Green tea has developed quite a glowing reputation over the past several decades. By now, most people know that drinking this popular beverage can help protect against some of the most common and sinister diseases, including cancer, heart disease and diabetes. Research even shows that green tea, thanks to its epigallocatechin gallate (EGCG) content, can raise metabolism and aid in weight loss.
But that’s not all. A recently published study out of Japan reveals that green tea not only reduces the risk of dying from three top killers—heart disease, cerebrovascular disease (which can lead to stroke) and respiratory disease—but it also decreases all-cause mortality (dying from any cause).
In this study, researchers examined the association between green tea consumption and mortality due to all causes, as well as numerous conditions including cancer, heart disease, cerebrovascular disease, respiratory disease, injuries and other causes of death. They followed 90,914 people (aged 40-69). After nearly 19 years of follow-up, 12,874 fatalities were reported.
According to the analyses, the more green tea people drank, the lower their risk of dying from certain diseases. Specifically, in men and women, mortality rates from heart disease diminished with green tea consumption. In addition, the risk of dying as a result of cerebrovascular disease and respiratory disease decreased in men.
Similar conclusions were made in another study published in July 2015. In this meta-analysis of 18 trials, researchers noted that drinking green tea “was significantly inversely associated with cardiovascular disease and all-cause mortality.”
Three Ways to Get Your Green
Green tea—as well as white, black and oolong varieties—are all derived from Camellia sinensis, a plant native to China and India. The main difference between all these teas is how the leaves are processed. Generally speaking, the less processing the leaves go through, the higher the antioxidant value. Green and white undergo the least amount of processing, making them the richest sources of these protective compounds.

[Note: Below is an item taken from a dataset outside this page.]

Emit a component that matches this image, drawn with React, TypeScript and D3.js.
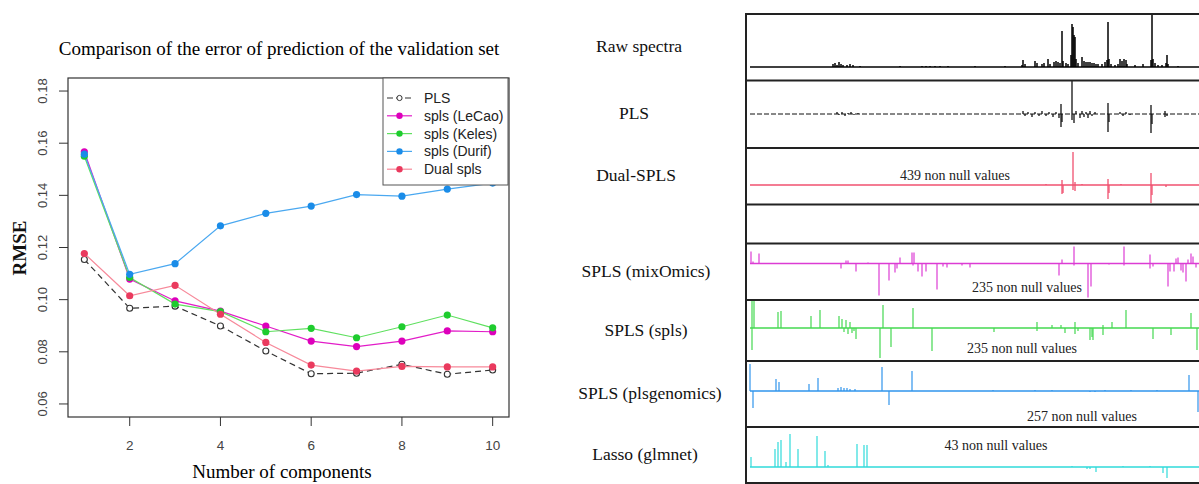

Higher quality brands will give specific instructions for how to brew your tea for optimal taste and antioxidant value. Whenever possible, choose organic tea to minimize the potential for contaminants. To achieve the health benefits noted in these and other clinical trials, try to drink at least three cups a day.
Finally, if green tea doesn’t appeal to you (after all, not everyone loves the taste of it), you can still get the health benefits by taking green tea extract supplements. For therapeutic value, take at least 350 mg per day.